Lebanon: o Leão de Ouro dormiu esta noite num tanque israelita

Prémio principal para Lebanon, de Samuel Maoz, experiência catártica da guerra.
No palmarés também a interpretação de Colin Firth e o filme da iraniana Shirin Neshat

a Dedicou o Leão de Ouro aos milhares que em todo o mundo voltam da guerra, sãos e salvos, mas que deixaram "a alma" na batalha; espera - "e pode ser ingenuidade minha" - que o seu filme, Lebanon, "abra a mente das pessoas", "que as leve a perguntar: 'Quem pensamos que somos? Em quem é que nos tornámos? Quem podemos voltar a ser se pararmos com as guerras?'" Era Samuel Maoz, que foi soldado israelita na primeira guerra do Líbano, nos anos 1980, ao receber sábado à noite o prémio principal do palmarés da 66.ª edição do Festival de Veneza. Tinha confessado já no festival que só começou a voltar da guerra e que só começou a perdoar-se, ao fim destes anos, quando realizou Lebanon.
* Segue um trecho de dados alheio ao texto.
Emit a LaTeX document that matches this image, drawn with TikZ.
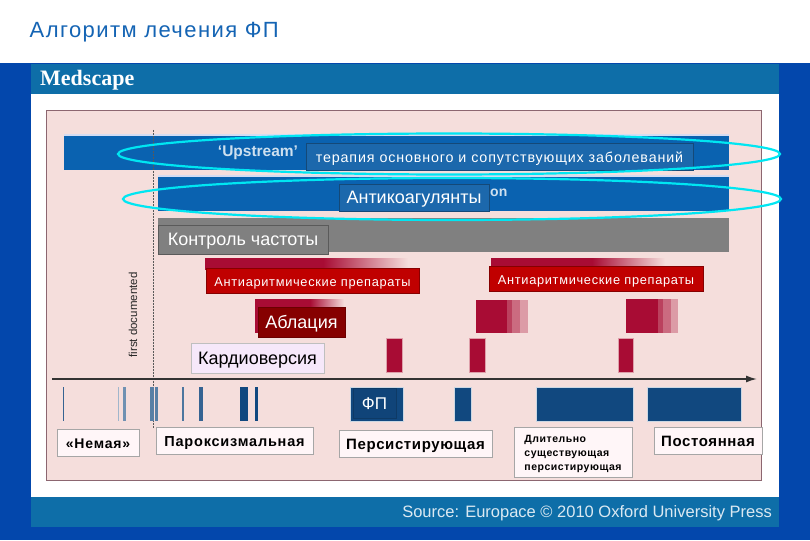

Tinha já dito que, por muito que se explique e se compreenda, só quem esteve lá, na guerra, é que sente o que é.
O Leão de Ouro dormiu esta noite num tanque israelita, o único cenário durante hora e meia desta dolorosa catarse da memória de um ex-soldado que se tornou cineasta e experiência de intensa claustrofobia para o espectador, que sente e vê apenas o que os quatro soldados no interior do tanque sentem e vêem - filme de guerra e experiência autobiográfica juntos, formalmente um "tour de force".
Fez-se silêncio, também, para o discurso, que subiu a fasquia da explicitação política, da iraniana Shirin Neshat, fotógrafa e videoasta que recebeu o prémio de melhor realização - Women without Men é mais conceito de "visual artist" do que de cineasta, na verdade. Shirin dedicou-o ao povo do Irão que luta pela democracia, apelou ao Governo iraniano a "que dê ao povo aquilo que ele merece".
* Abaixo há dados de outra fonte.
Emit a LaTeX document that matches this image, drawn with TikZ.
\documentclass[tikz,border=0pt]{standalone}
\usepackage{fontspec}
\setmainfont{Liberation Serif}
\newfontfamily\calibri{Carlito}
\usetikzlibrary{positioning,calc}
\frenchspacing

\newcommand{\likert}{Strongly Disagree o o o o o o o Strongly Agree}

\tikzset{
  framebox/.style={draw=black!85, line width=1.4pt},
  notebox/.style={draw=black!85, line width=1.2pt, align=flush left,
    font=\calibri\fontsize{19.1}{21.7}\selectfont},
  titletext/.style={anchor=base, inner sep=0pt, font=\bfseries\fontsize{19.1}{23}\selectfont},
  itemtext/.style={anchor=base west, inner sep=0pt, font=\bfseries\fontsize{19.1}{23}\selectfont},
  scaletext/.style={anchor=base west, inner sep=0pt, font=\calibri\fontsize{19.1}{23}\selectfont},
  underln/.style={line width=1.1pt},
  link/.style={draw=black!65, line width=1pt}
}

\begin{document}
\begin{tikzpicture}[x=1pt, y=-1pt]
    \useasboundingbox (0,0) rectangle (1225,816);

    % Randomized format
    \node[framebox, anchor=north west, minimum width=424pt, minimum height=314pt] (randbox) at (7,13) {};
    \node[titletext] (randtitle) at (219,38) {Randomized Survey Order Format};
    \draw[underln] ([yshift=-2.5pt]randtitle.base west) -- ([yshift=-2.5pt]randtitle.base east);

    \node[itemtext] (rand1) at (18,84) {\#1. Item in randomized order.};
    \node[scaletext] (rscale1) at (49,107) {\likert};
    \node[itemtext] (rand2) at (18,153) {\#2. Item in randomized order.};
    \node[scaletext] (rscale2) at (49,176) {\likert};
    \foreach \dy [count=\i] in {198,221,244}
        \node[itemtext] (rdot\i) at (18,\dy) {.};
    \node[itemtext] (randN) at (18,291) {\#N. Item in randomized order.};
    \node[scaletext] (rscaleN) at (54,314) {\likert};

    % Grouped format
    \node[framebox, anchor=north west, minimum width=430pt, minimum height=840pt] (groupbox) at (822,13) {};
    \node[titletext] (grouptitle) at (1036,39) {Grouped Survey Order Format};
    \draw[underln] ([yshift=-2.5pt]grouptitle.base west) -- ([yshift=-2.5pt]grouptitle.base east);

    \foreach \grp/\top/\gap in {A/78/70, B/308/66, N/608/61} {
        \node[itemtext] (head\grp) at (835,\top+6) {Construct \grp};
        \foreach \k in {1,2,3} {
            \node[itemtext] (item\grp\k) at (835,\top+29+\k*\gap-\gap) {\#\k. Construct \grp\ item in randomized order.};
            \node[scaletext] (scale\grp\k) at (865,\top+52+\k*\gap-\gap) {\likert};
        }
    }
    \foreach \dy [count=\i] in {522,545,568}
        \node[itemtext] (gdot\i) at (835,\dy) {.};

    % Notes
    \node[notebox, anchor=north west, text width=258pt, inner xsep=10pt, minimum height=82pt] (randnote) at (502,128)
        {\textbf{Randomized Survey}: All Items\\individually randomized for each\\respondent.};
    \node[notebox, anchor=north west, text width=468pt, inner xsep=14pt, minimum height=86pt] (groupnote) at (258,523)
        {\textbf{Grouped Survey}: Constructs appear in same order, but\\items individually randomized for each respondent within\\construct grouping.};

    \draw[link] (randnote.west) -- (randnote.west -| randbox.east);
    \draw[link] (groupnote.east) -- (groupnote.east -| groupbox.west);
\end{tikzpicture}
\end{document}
Entende-se, da parte do júri presidido por Ang Lee, este prémio a um filme que, seguindo o destino de quatro mulheres, reconstitui em Marrocos (o filme não pôde ser rodado no Irão) a Teerão do último período democrático do país, o do Governo de Mohammad Mossadegh, derrubado em 1953 por um golpe de Estado para o qual juntaram esforços o Xá e a CIA.
Colocar o filme no palmarés era uma decisão a que o júri talvez não pudesse escapar, já que a oposição ao regime de Ahmadinejad foi um dos tópicos deste festival. Esteve presente em filmes fora do concurso, e um deles, Green Days, de Hana Makhmalbaf, é mesmo um eloquente e emocionante retrato de um presente: filmado nas ruas de Teerão, quando a cor verde pintava todas as esperanças na candidatura presidencial de Mir-Hossein Mousavi, revela ao Ocidente uma juventude em desespero emocional pelo resultado eleitoral. Quanto à esfíngica Shirin, toda de negro, tinha enrolada nos braços também uma faixa de vibrante verde.
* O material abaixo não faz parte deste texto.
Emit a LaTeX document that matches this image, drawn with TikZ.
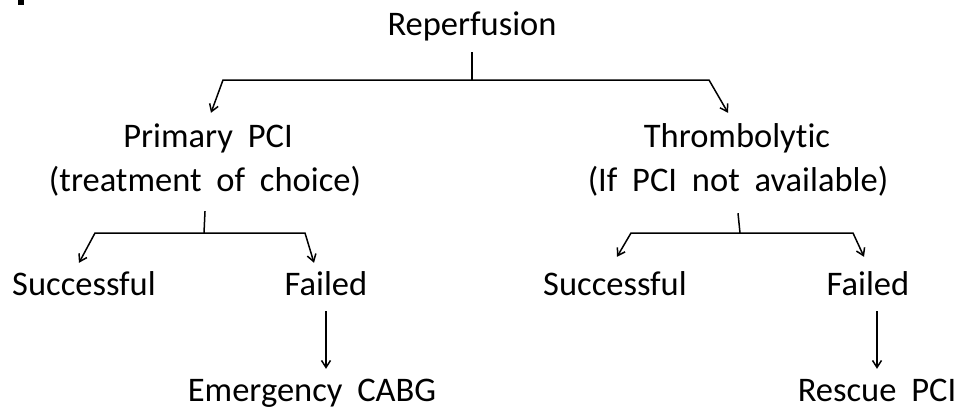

Perante isto, a agitação do alemão Fatih Akin e da sua equipa - cá fora, na passerelle, clamando que Soul Kitchen era uma "anarchic comedy"; lá dentro agradecendo ao produtor que "teve tomates" para este filme - tinha mais fumo do que fogo. Mas esse é o problema de Soul Kitchen, comédia sobre um grupo de personagens ligadas a um restaurante: é mais bem comportado do que quer parecer e um prémio do júri costuma ser entregue a obras mais arriscadas.
Esperado foi o prémio de interpretação a Colin Firth, que encarna um professor em luto pela morte do companheiro de 15 anos - A Single Man.
É uma personagem que reforça o perfil romântico do Mr. Darcy de Orgulho e Preconceito, e isso fez algo para que a estreia na realização de Tom Ford fosse recebida da forma como foi. E foi responsável pela maior ovação da noite na cerimónia, dedicada a Firth, que, dominando o italiano, agradeceu a Itália "todas as dádivas" que lhe deu, a cultura, a comida e os vinhos, para além da esposa... e então chorou.